**Aim:**
Give all the lines below again, exactly, with no pictures.

+ + + + +

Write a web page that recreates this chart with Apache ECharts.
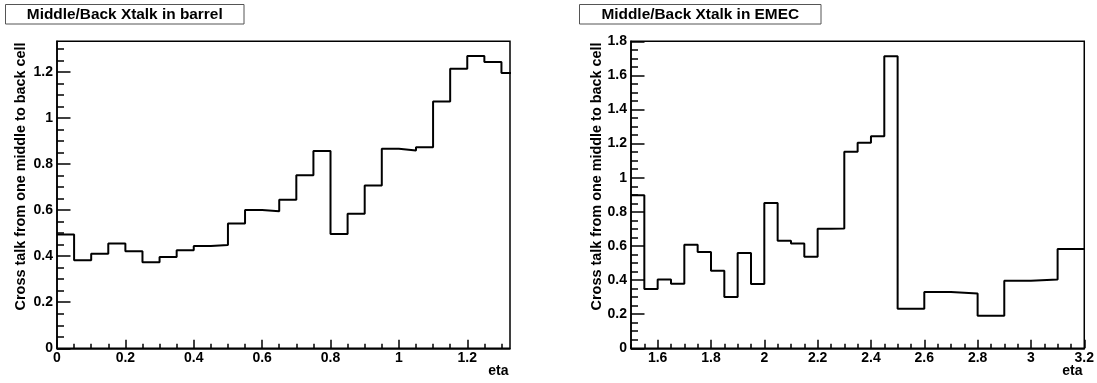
<!DOCTYPE html>
<html>
<head>
<meta charset="utf-8">
<script src="https://cdn.jsdelivr.net/npm/echarts@6/dist/echarts.min.js"></script>
<style>
  html, body { margin: 0; padding: 0; background: #ffffff; }
  #chart { width: 1097px; height: 383px; }
</style>
</head>
<body>
<div id="chart"></div>
<script>
// Barrel: middle -> back cross talk, bins of 0.05 in eta
const barrelEdges = [0, 0.05, 0.1, 0.15, 0.2, 0.25, 0.3, 0.35, 0.4, 0.45, 0.5, 0.55, 0.6, 0.65,
  0.7, 0.75, 0.8, 0.85, 0.9, 0.95, 1.0, 1.05, 1.1, 1.15, 1.2, 1.25, 1.3, 1.35];
const barrelValues = [0.494, 0.382, 0.410, 0.455, 0.421, 0.374, 0.396, 0.426, 0.444, 0.449,
  0.542, 0.600, 0.595, 0.645, 0.751, 0.857, 0.496, 0.584, 0.707, 0.866,
  0.859, 0.873, 1.072, 1.214, 1.269, 1.243, 1.195];

// EMEC: finer bins up to 2.5, then 0.1 wide
const emecEdges = [1.5, 1.55, 1.6, 1.65, 1.7, 1.75, 1.8, 1.85, 1.9, 1.95, 2.0, 2.05, 2.1, 2.15,
  2.2, 2.25, 2.3, 2.35, 2.4, 2.45, 2.5, 2.6, 2.7, 2.8, 2.9, 3.0, 3.1, 3.2];
const emecValues = [0.897, 0.348, 0.404, 0.379, 0.607, 0.565, 0.455, 0.301, 0.559, 0.377,
  0.852, 0.631, 0.615, 0.537, 0.701, 0.703, 1.152, 1.205, 1.244, 1.713,
  0.232, 0.330, 0.322, 0.191, 0.396, 0.404, 0.582];

// Tick labels
const barrelXTicks = [0, 0.2, 0.4, 0.6, 0.8, 1, 1.2];
const barrelYTicks = [0, 0.2, 0.4, 0.6, 0.8, 1, 1.2];
const emecXTicks = [1.6, 1.8, 2, 2.2, 2.4, 2.6, 2.8, 3, 3.2];
const emecYTicks = [0, 0.2, 0.4, 0.6, 0.8, 1, 1.2, 1.4, 1.6, 1.8];

const titles = ['Middle/Back Xtalk in barrel', 'Middle/Back Xtalk in EMEC'];
const yTitle = 'Cross talk from one middle to back cell';
const xTitle = 'eta';

const FONT = '"Liberation Sans", Arial, Helvetica, sans-serif';

// small ticks every 0.05 between lo and hi
function minorTicks(lo, hi, step) {
  const out = [];
  for (let k = Math.ceil(lo / step - 1e-9); k * step <= hi + 1e-9; k++) {
    out.push(Math.round(k * step * 1e6) / 1e6);
  }
  return out;
}

// histogram outline: each bin's value held over [edge_i, edge_i+1]
function stepData(edges, values) {
  const pts = values.map((v, i) => [edges[i], v]);
  pts.push([edges[edges.length - 1], values[values.length - 1]]);
  return pts;
}

const ranges = [
  { xmin: 0, xmax: 1.325, ymin: 0, ymax: 1.333 },
  { xmin: 1.5, xmax: 3.2, ymin: 0, ymax: 1.8 }
];
const majorX = [barrelXTicks, emecXTicks];
const majorY = [barrelYTicks, emecYTicks];

const labelStyle = { fontFamily: FONT, fontWeight: 'bold', fontSize: 14, color: '#000' };
const lineBlack = { color: '#000', width: 1.5 };

const xAxes = [], yAxes = [];
[0, 1].forEach(g => {
  const r = ranges[g];
  xAxes.push({
    gridIndex: g, type: 'value', position: 'bottom', min: r.xmin, max: r.xmax,
    axisLine: { show: true, onZero: false, lineStyle: lineBlack },
    axisTick: { show: true, inside: true, length: 8.5, customValues: majorX[g], lineStyle: lineBlack },
    axisLabel: Object.assign({ show: true, margin: 3, customValues: majorX[g] }, labelStyle),
    splitLine: { show: false }
  });
  xAxes.push({
    gridIndex: g, type: 'value', position: 'bottom', min: r.xmin, max: r.xmax,
    axisLine: { show: false },
    axisTick: { show: true, inside: true, length: 4.5, customValues: minorTicks(r.xmin, r.xmax, 0.05), lineStyle: lineBlack },
    axisLabel: { show: false },
    splitLine: { show: false }
  });
  yAxes.push({
    gridIndex: g, type: 'value', position: 'left', min: r.ymin, max: r.ymax,
    axisLine: { show: true, onZero: false, lineStyle: lineBlack },
    axisTick: { show: true, inside: true, length: 13.5, customValues: majorY[g], lineStyle: lineBlack },
    axisLabel: Object.assign({ show: true, margin: 4, customValues: majorY[g] }, labelStyle),
    splitLine: { show: false }
  });
  yAxes.push({
    gridIndex: g, type: 'value', position: 'left', min: r.ymin, max: r.ymax,
    axisLine: { show: false },
    axisTick: { show: true, inside: true, length: 7, customValues: minorTicks(r.ymin, r.ymax, 0.05), lineStyle: lineBlack },
    axisLabel: { show: false },
    splitLine: { show: false }
  });
});

const grids = [
  { left: 57, top: 41.3, right: 587, bottom: 34.7 },
  { left: 631, top: 41.3, right: 12.3, bottom: 34.7 }
].map(g => Object.assign(g, { show: true, borderColor: '#000', borderWidth: 1.5, backgroundColor: 'transparent', containLabel: false }));

const series = [
  { data: stepData(barrelEdges, barrelValues), xAxisIndex: 0, yAxisIndex: 0 },
  { data: stepData(emecEdges, emecValues), xAxisIndex: 2, yAxisIndex: 2 }
].map(s => Object.assign(s, {
  type: 'line', step: 'end', showSymbol: false, symbol: 'none', clip: true,
  lineStyle: { color: '#000', width: 2 }, silent: true
}));

// title boxes, axis titles
const boxes = [{ x: 5.5, w: 238.5 }, { x: 579.5, w: 241.5 }];
const graphic = [];
boxes.forEach((b, i) => {
  graphic.push({
    type: 'rect', shape: { x: b.x, y: 4.5, width: b.w, height: 19.5 },
    style: { fill: '#fff', stroke: '#555', lineWidth: 1 }, z: 10
  });
  graphic.push({
    type: 'text', x: b.x + b.w / 2, y: 14.5, z: 11,
    style: { text: titles[i], fill: '#000', font: 'bold 15.4px ' + FONT, align: 'center', verticalAlign: 'middle' }
  });
});
[{ x: 21, right: 510 }, { x: 597, right: 1084 }].forEach(p => {
  graphic.push({
    type: 'text', x: p.x, y: 42.5, rotation: Math.PI / 2, z: 11,
    style: { text: yTitle, fill: '#000', font: 'bold 14.4px ' + FONT, align: 'right', verticalAlign: 'middle' }
  });
  graphic.push({
    type: 'text', x: p.right - 1.5, y: 371, z: 11,
    style: { text: xTitle, fill: '#000', font: 'bold 14px ' + FONT, align: 'right', verticalAlign: 'middle' }
  });
});

const chart = echarts.init(document.getElementById('chart'), null, { renderer: 'canvas' });
chart.setOption({
  animation: false,
  backgroundColor: '#fff',
  grid: grids,
  xAxis: xAxes,
  yAxis: yAxes,
  series: series,
  graphic: graphic
});
</script>
</body>
</html>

+ + + + +

**Solution:**
Write a web page that recreates this chart with Apache ECharts.
<!DOCTYPE html>
<html>
<head>
<meta charset="utf-8">
<script src="https://cdn.jsdelivr.net/npm/echarts@6/dist/echarts.min.js"></script>
<style>
  html, body { margin: 0; padding: 0; background: #ffffff; }
  #chart { width: 1097px; height: 383px; }
</style>
</head>
<body>
<div id="chart"></div>
<script>
// Barrel: middle -> back cross talk, bins of 0.05 in eta
const barrelEdges = [0, 0.05, 0.1, 0.15, 0.2, 0.25, 0.3, 0.35, 0.4, 0.45, 0.5, 0.55, 0.6, 0.65,
  0.7, 0.75, 0.8, 0.85, 0.9, 0.95, 1.0, 1.05, 1.1, 1.15, 1.2, 1.25, 1.3, 1.35];
const barrelValues = [0.494, 0.382, 0.410, 0.455, 0.421, 0.374, 0.396, 0.426, 0.444, 0.449,
  0.542, 0.600, 0.595, 0.645, 0.751, 0.857, 0.496, 0.584, 0.707, 0.866,
  0.859, 0.873, 1.072, 1.214, 1.269, 1.243, 1.195];

// EMEC: finer bins up to 2.5, then 0.1 wide
const emecEdges = [1.5, 1.55, 1.6, 1.65, 1.7, 1.75, 1.8, 1.85, 1.9, 1.95, 2.0, 2.05, 2.1, 2.15,
  2.2, 2.25, 2.3, 2.35, 2.4, 2.45, 2.5, 2.6, 2.7, 2.8, 2.9, 3.0, 3.1, 3.2];
const emecValues = [0.897, 0.348, 0.404, 0.379, 0.607, 0.565, 0.455, 0.301, 0.559, 0.377,
  0.852, 0.631, 0.615, 0.537, 0.701, 0.703, 1.152, 1.205, 1.244, 1.713,
  0.232, 0.330, 0.322, 0.191, 0.396, 0.404, 0.582];

// Tick labels
const barrelXTicks = [0, 0.2, 0.4, 0.6, 0.8, 1, 1.2];
const barrelYTicks = [0, 0.2, 0.4, 0.6, 0.8, 1, 1.2];
const emecXTicks = [1.6, 1.8, 2, 2.2, 2.4, 2.6, 2.8, 3, 3.2];
const emecYTicks = [0, 0.2, 0.4, 0.6, 0.8, 1, 1.2, 1.4, 1.6, 1.8];

const titles = ['Middle/Back Xtalk in barrel', 'Middle/Back Xtalk in EMEC'];
const yTitle = 'Cross talk from one middle to back cell';
const xTitle = 'eta';

const FONT = '"Liberation Sans", Arial, Helvetica, sans-serif';

// small ticks every 0.05 between lo and hi
function minorTicks(lo, hi, step) {
  const out = [];
  for (let k = Math.ceil(lo / step - 1e-9); k * step <= hi + 1e-9; k++) {
    out.push(Math.round(k * step * 1e6) / 1e6);
  }
  return out;
}

// histogram outline: each bin's value held over [edge_i, edge_i+1]
function stepData(edges, values) {
  const pts = values.map((v, i) => [edges[i], v]);
  pts.push([edges[edges.length - 1], values[values.length - 1]]);
  return pts;
}

const ranges = [
  { xmin: 0, xmax: 1.325, ymin: 0, ymax: 1.333 },
  { xmin: 1.5, xmax: 3.2, ymin: 0, ymax: 1.8 }
];
const majorX = [barrelXTicks, emecXTicks];
const majorY = [barrelYTicks, emecYTicks];

const labelStyle = { fontFamily: FONT, fontWeight: 'bold', fontSize: 14, color: '#000' };
const lineBlack = { color: '#000', width: 1.5 };

const xAxes = [], yAxes = [];
[0, 1].forEach(g => {
  const r = ranges[g];
  xAxes.push({
    gridIndex: g, type: 'value', position: 'bottom', min: r.xmin, max: r.xmax,
    axisLine: { show: true, onZero: false, lineStyle: lineBlack },
    axisTick: { show: true, inside: true, length: 8.5, customValues: majorX[g], lineStyle: lineBlack },
    axisLabel: Object.assign({ show: true, margin: 3, customValues: majorX[g] }, labelStyle),
    splitLine: { show: false }
  });
  xAxes.push({
    gridIndex: g, type: 'value', position: 'bottom', min: r.xmin, max: r.xmax,
    axisLine: { show: false },
    axisTick: { show: true, inside: true, length: 4.5, customValues: minorTicks(r.xmin, r.xmax, 0.05), lineStyle: lineBlack },
    axisLabel: { show: false },
    splitLine: { show: false }
  });
  yAxes.push({
    gridIndex: g, type: 'value', position: 'left', min: r.ymin, max: r.ymax,
    axisLine: { show: true, onZero: false, lineStyle: lineBlack },
    axisTick: { show: true, inside: true, length: 13.5, customValues: majorY[g], lineStyle: lineBlack },
    axisLabel: Object.assign({ show: true, margin: 4, customValues: majorY[g] }, labelStyle),
    splitLine: { show: false }
  });
  yAxes.push({
    gridIndex: g, type: 'value', position: 'left', min: r.ymin, max: r.ymax,
    axisLine: { show: false },
    axisTick: { show: true, inside: true, length: 7, customValues: minorTicks(r.ymin, r.ymax, 0.05), lineStyle: lineBlack },
    axisLabel: { show: false },
    splitLine: { show: false }
  });
});

const grids = [
  { left: 57, top: 41.3, right: 587, bottom: 34.7 },
  { left: 631, top: 41.3, right: 12.3, bottom: 34.7 }
].map(g => Object.assign(g, { show: true, borderColor: '#000', borderWidth: 1.5, backgroundColor: 'transparent', containLabel: false }));

const series = [
  { data: stepData(barrelEdges, barrelValues), xAxisIndex: 0, yAxisIndex: 0 },
  { data: stepData(emecEdges, emecValues), xAxisIndex: 2, yAxisIndex: 2 }
].map(s => Object.assign(s, {
  type: 'line', step: 'end', showSymbol: false, symbol: 'none', clip: true,
  lineStyle: { color: '#000', width: 2 }, silent: true
}));

// title boxes, axis titles
const boxes = [{ x: 5.5, w: 238.5 }, { x: 579.5, w: 241.5 }];
const graphic = [];
boxes.forEach((b, i) => {
  graphic.push({
    type: 'rect', shape: { x: b.x, y: 4.5, width: b.w, height: 19.5 },
    style: { fill: '#fff', stroke: '#555', lineWidth: 1 }, z: 10
  });
  graphic.push({
    type: 'text', x: b.x + b.w / 2, y: 14.5, z: 11,
    style: { text: titles[i], fill: '#000', font: 'bold 15.4px ' + FONT, align: 'center', verticalAlign: 'middle' }
  });
});
[{ x: 21, right: 510 }, { x: 597, right: 1084 }].forEach(p => {
  graphic.push({
    type: 'text', x: p.x, y: 42.5, rotation: Math.PI / 2, z: 11,
    style: { text: yTitle, fill: '#000', font: 'bold 14.4px ' + FONT, align: 'right', verticalAlign: 'middle' }
  });
  graphic.push({
    type: 'text', x: p.right - 1.5, y: 371, z: 11,
    style: { text: xTitle, fill: '#000', font: 'bold 14px ' + FONT, align: 'right', verticalAlign: 'middle' }
  });
});

const chart = echarts.init(document.getElementById('chart'), null, { renderer: 'canvas' });
chart.setOption({
  animation: false,
  backgroundColor: '#fff',
  grid: grids,
  xAxis: xAxes,
  yAxis: yAxes,
  series: series,
  graphic: graphic
});
</script>
</body>
</html>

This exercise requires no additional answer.